Exercise description: Repeat the listing exactly as given, omitting every image.

Material:
++++++++++++++++++++
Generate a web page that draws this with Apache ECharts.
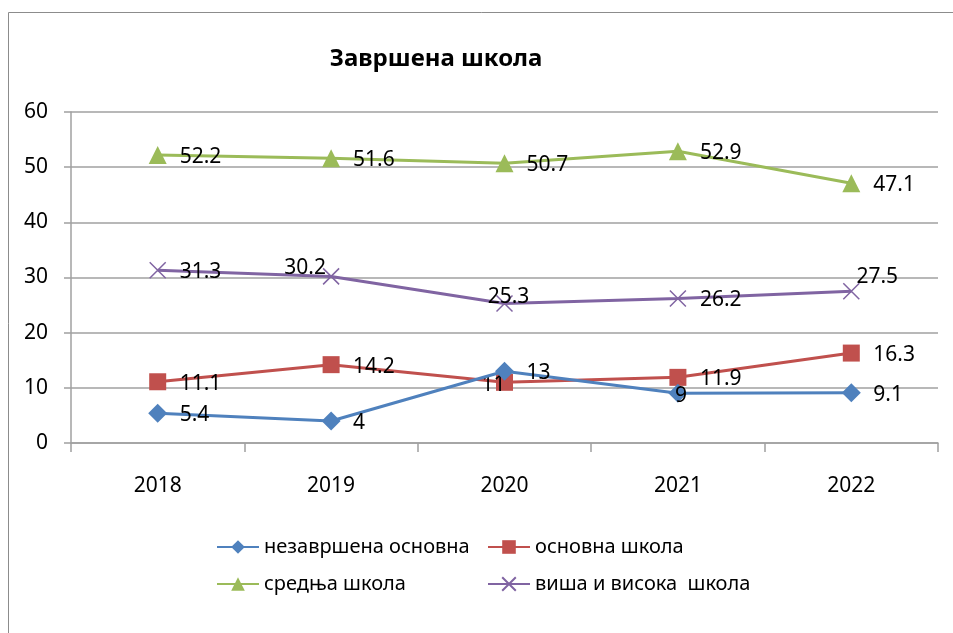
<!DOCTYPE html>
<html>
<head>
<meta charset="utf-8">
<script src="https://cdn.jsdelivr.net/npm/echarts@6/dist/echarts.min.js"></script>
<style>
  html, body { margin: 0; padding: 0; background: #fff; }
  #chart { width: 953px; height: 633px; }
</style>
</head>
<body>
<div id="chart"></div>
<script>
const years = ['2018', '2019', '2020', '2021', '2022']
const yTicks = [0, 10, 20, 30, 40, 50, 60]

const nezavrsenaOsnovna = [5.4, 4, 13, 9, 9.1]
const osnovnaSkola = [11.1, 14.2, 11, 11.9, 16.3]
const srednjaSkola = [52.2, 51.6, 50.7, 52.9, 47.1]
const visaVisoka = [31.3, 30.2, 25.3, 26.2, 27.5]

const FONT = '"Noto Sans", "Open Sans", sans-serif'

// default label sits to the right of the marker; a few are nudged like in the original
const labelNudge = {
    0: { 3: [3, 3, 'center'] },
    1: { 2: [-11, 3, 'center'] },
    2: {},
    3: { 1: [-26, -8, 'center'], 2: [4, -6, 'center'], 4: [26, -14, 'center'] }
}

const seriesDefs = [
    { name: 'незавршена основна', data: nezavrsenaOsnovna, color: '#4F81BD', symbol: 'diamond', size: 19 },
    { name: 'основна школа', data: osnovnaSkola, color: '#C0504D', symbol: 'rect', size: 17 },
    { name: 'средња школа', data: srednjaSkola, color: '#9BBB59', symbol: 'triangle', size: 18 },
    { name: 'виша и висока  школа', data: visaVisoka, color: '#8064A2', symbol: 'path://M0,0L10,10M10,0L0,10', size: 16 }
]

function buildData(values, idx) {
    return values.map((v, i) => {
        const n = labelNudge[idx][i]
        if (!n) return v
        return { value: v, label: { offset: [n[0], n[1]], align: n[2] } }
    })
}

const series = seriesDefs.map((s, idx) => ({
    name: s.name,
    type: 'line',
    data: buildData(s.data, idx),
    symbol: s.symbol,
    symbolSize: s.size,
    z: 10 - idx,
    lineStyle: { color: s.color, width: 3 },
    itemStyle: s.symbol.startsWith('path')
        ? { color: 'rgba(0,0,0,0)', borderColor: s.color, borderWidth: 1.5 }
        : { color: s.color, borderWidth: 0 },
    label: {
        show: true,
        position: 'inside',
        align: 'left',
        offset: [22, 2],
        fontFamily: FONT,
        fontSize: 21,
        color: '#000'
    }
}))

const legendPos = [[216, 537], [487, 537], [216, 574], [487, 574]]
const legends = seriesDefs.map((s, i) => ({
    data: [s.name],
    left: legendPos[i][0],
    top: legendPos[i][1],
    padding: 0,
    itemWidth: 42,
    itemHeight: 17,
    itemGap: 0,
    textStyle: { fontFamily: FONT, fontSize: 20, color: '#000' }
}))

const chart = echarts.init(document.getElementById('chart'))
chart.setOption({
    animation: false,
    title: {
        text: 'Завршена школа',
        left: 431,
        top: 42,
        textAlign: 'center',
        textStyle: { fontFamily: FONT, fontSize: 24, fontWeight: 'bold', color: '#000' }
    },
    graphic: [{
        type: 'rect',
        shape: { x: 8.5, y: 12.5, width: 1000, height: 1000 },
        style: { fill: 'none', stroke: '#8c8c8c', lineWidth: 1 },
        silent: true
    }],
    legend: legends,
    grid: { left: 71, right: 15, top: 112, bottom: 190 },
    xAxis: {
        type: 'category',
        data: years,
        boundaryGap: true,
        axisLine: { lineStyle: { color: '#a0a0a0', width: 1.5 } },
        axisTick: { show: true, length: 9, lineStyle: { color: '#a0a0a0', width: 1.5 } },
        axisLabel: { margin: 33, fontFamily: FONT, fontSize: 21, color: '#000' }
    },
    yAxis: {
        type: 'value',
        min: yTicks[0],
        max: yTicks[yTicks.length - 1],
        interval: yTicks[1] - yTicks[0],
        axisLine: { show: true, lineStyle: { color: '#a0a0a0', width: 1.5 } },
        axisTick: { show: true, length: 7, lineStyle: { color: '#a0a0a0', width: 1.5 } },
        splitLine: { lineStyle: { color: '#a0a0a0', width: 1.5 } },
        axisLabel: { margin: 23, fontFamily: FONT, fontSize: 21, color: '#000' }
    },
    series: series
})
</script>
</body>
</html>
++++++++++++++++++++
Written response:
Generate a web page that draws this with Apache ECharts.
<!DOCTYPE html>
<html>
<head>
<meta charset="utf-8">
<script src="https://cdn.jsdelivr.net/npm/echarts@6/dist/echarts.min.js"></script>
<style>
  html, body { margin: 0; padding: 0; background: #fff; }
  #chart { width: 953px; height: 633px; }
</style>
</head>
<body>
<div id="chart"></div>
<script>
const years = ['2018', '2019', '2020', '2021', '2022']
const yTicks = [0, 10, 20, 30, 40, 50, 60]

const nezavrsenaOsnovna = [5.4, 4, 13, 9, 9.1]
const osnovnaSkola = [11.1, 14.2, 11, 11.9, 16.3]
const srednjaSkola = [52.2, 51.6, 50.7, 52.9, 47.1]
const visaVisoka = [31.3, 30.2, 25.3, 26.2, 27.5]

const FONT = '"Noto Sans", "Open Sans", sans-serif'

// default label sits to the right of the marker; a few are nudged like in the original
const labelNudge = {
    0: { 3: [3, 3, 'center'] },
    1: { 2: [-11, 3, 'center'] },
    2: {},
    3: { 1: [-26, -8, 'center'], 2: [4, -6, 'center'], 4: [26, -14, 'center'] }
}

const seriesDefs = [
    { name: 'незавршена основна', data: nezavrsenaOsnovna, color: '#4F81BD', symbol: 'diamond', size: 19 },
    { name: 'основна школа', data: osnovnaSkola, color: '#C0504D', symbol: 'rect', size: 17 },
    { name: 'средња школа', data: srednjaSkola, color: '#9BBB59', symbol: 'triangle', size: 18 },
    { name: 'виша и висока  школа', data: visaVisoka, color: '#8064A2', symbol: 'path://M0,0L10,10M10,0L0,10', size: 16 }
]

function buildData(values, idx) {
    return values.map((v, i) => {
        const n = labelNudge[idx][i]
        if (!n) return v
        return { value: v, label: { offset: [n[0], n[1]], align: n[2] } }
    })
}

const series = seriesDefs.map((s, idx) => ({
    name: s.name,
    type: 'line',
    data: buildData(s.data, idx),
    symbol: s.symbol,
    symbolSize: s.size,
    z: 10 - idx,
    lineStyle: { color: s.color, width: 3 },
    itemStyle: s.symbol.startsWith('path')
        ? { color: 'rgba(0,0,0,0)', borderColor: s.color, borderWidth: 1.5 }
        : { color: s.color, borderWidth: 0 },
    label: {
        show: true,
        position: 'inside',
        align: 'left',
        offset: [22, 2],
        fontFamily: FONT,
        fontSize: 21,
        color: '#000'
    }
}))

const legendPos = [[216, 537], [487, 537], [216, 574], [487, 574]]
const legends = seriesDefs.map((s, i) => ({
    data: [s.name],
    left: legendPos[i][0],
    top: legendPos[i][1],
    padding: 0,
    itemWidth: 42,
    itemHeight: 17,
    itemGap: 0,
    textStyle: { fontFamily: FONT, fontSize: 20, color: '#000' }
}))

const chart = echarts.init(document.getElementById('chart'))
chart.setOption({
    animation: false,
    title: {
        text: 'Завршена школа',
        left: 431,
        top: 42,
        textAlign: 'center',
        textStyle: { fontFamily: FONT, fontSize: 24, fontWeight: 'bold', color: '#000' }
    },
    graphic: [{
        type: 'rect',
        shape: { x: 8.5, y: 12.5, width: 1000, height: 1000 },
        style: { fill: 'none', stroke: '#8c8c8c', lineWidth: 1 },
        silent: true
    }],
    legend: legends,
    grid: { left: 71, right: 15, top: 112, bottom: 190 },
    xAxis: {
        type: 'category',
        data: years,
        boundaryGap: true,
        axisLine: { lineStyle: { color: '#a0a0a0', width: 1.5 } },
        axisTick: { show: true, length: 9, lineStyle: { color: '#a0a0a0', width: 1.5 } },
        axisLabel: { margin: 33, fontFamily: FONT, fontSize: 21, color: '#000' }
    },
    yAxis: {
        type: 'value',
        min: yTicks[0],
        max: yTicks[yTicks.length - 1],
        interval: yTicks[1] - yTicks[0],
        axisLine: { show: true, lineStyle: { color: '#a0a0a0', width: 1.5 } },
        axisTick: { show: true, length: 7, lineStyle: { color: '#a0a0a0', width: 1.5 } },
        splitLine: { lineStyle: { color: '#a0a0a0', width: 1.5 } },
        axisLabel: { margin: 23, fontFamily: FONT, fontSize: 21, color: '#000' }
    },
    series: series
})
</script>
</body>
</html>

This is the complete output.